Of course, the real question is why you are using a busy-loop for a delay rather than just calling sleep(1), which is much more efficient (i.e. it won't pin your CPU at 100% during the delay period)
回答3:
I suspect somehow the output buffer is being flushed differently between the two cases. You could check this by manually flushing the buffer using fflush(stdout) before the problematic loop.
Also note that the {} aren't mandatory in C, for single-line statements within the loop.
回答4:
Here is the code you might want:
#include <stdio.h>
int main(int argc, char * argv[]) {
int seconds = 10;
while(seconds>0) {
printf("%10d", --seconds);
fflush(stdout);
sleep(1);
printf("\r");
}
printf("%10s\n", "time up!");
return 0;
}
(Since you ask about what fflush() acturally is, here is a little explanation base on my understanding)
It's all about io cache, 1 reason cache exists is: read/write memory could be over 1000 times quicker than hard disk.
So program should try do reduce the frequence of read/write hard disk, and use memory instead, but need a proper tradeoff for the user experience and io delay.
e.g
- When read a file by lines, it could read 2kb or so at once instead a single line, then could read from the memory cache,
- When write to console, the program might choose to write to the memory cache until meet a \n or \t char, and some other case.
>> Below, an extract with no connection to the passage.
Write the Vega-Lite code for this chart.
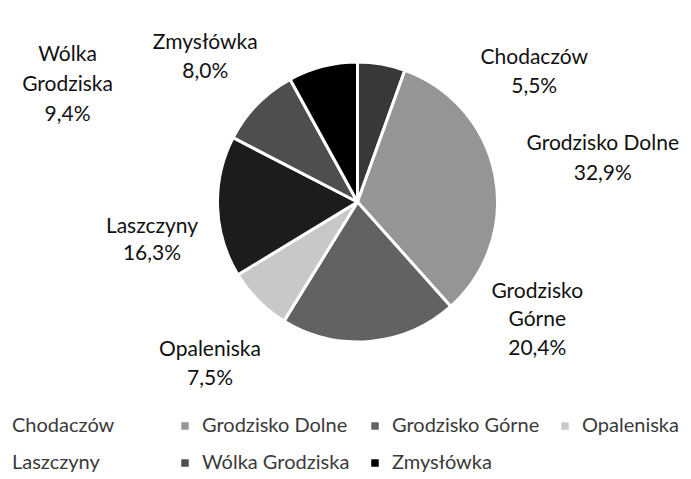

fflush(FILE * file), is a function from stdio.h, it flush the cache of specified FILE. In your case, the file is stdout(standard output), which print to your console. When you use printf() to print a single number, it might write to cache of stdout, so you didn't see it in console, but calling fflush(stdout) flush out the cache to your console.
回答5:
On the first 'for' loop you are printing values using printf. Here 'printf' uses 'stdout' which is a buffered output- meaning output will not be printed unless '\n' is provided or buffer full. so you can either uses flush(stdout) after the first loop or uses fprintf(stderr, "") to print to standard error which is not a buffered output.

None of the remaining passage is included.